WHO kicks off deliberations on ethical framework, tools for social listening and infodemic management

The World Health Organization (WHO) has convened a panel of experts to discuss ethical considerations in social listening and infodemic management.

The aim of the ethics expert panel is to reach a consensus on ethical principles for social listening and other infodemic management activities and provide recommendations for health authorities and researchers.

The panel brings together experts from academia, health authorities, and civil society, with a wide range of expertise such as in biomedical ethics, data privacy, law, digital sociology, digital health, epidemiology, health communication, health promotion, and media studies.

An infodemic is an overabundance information, including misinformation, that surges during a health emergency.

During a health emergency, people seek, receive, process and act on information differently than in other times, which makes it even more important to use evidence-based strategies in response.

Infodemic management practice, underpinned by the science of infodemiology, has rapidly evolved in the recent years. Tools and experience that were developed during COVID-19 pandemic response have already been applied to other outbreaks, such as ebola, polio and cholera.

Social listening in public health is the process of gathering information about people’s questions, concerns, and circulating narratives and misinformation about health from online and offline data sources.

Data gleaned from social media platforms are being used in a number ways to identify and understand outbreaks, geographic and demographic trends, networks, sentiment and behavioral responses to public health emergencies.

Offline data collection may include rapid surveys, townhalls, or interviews with people in vulnerable groups, communities of focus and specific populations.

These data are then integrated with other data sources from the health system (such as health information systems) and outside of it (mobility data) to generate infodemic insights and inform strategies to manage infodemics.

However, the collection and use of this data presents ethical challenges, such as privacy and consent, and there is currently no agreed-upon ethical framework for social listening and infodemic management.

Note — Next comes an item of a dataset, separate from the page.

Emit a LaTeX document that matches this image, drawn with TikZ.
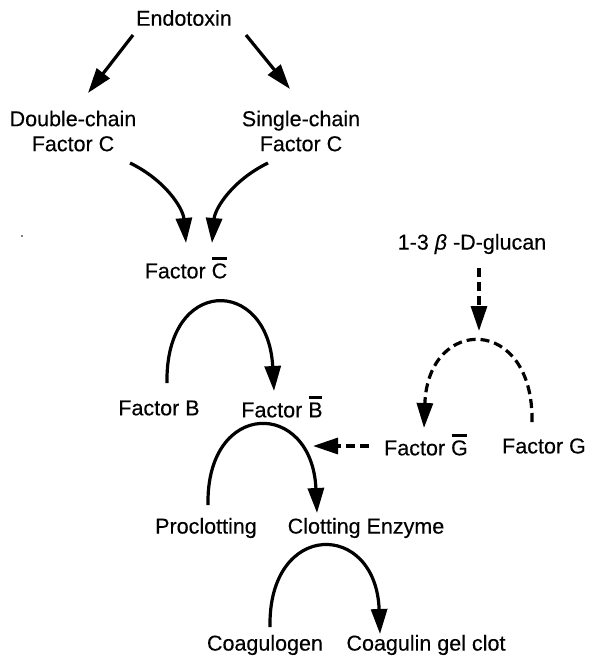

The panel will focus on issues such as data control, commercialization, transparency, and accountability, and will consider ethical guidelines for both online and offline data collection, analysis and reporting. The goal is to develop an ethical framework for social listening and infodemic management to guide health authorities when planning and standing up infodemic insights teams and activities, as well as for practitioners when planning and implementing social listening and infodemic management.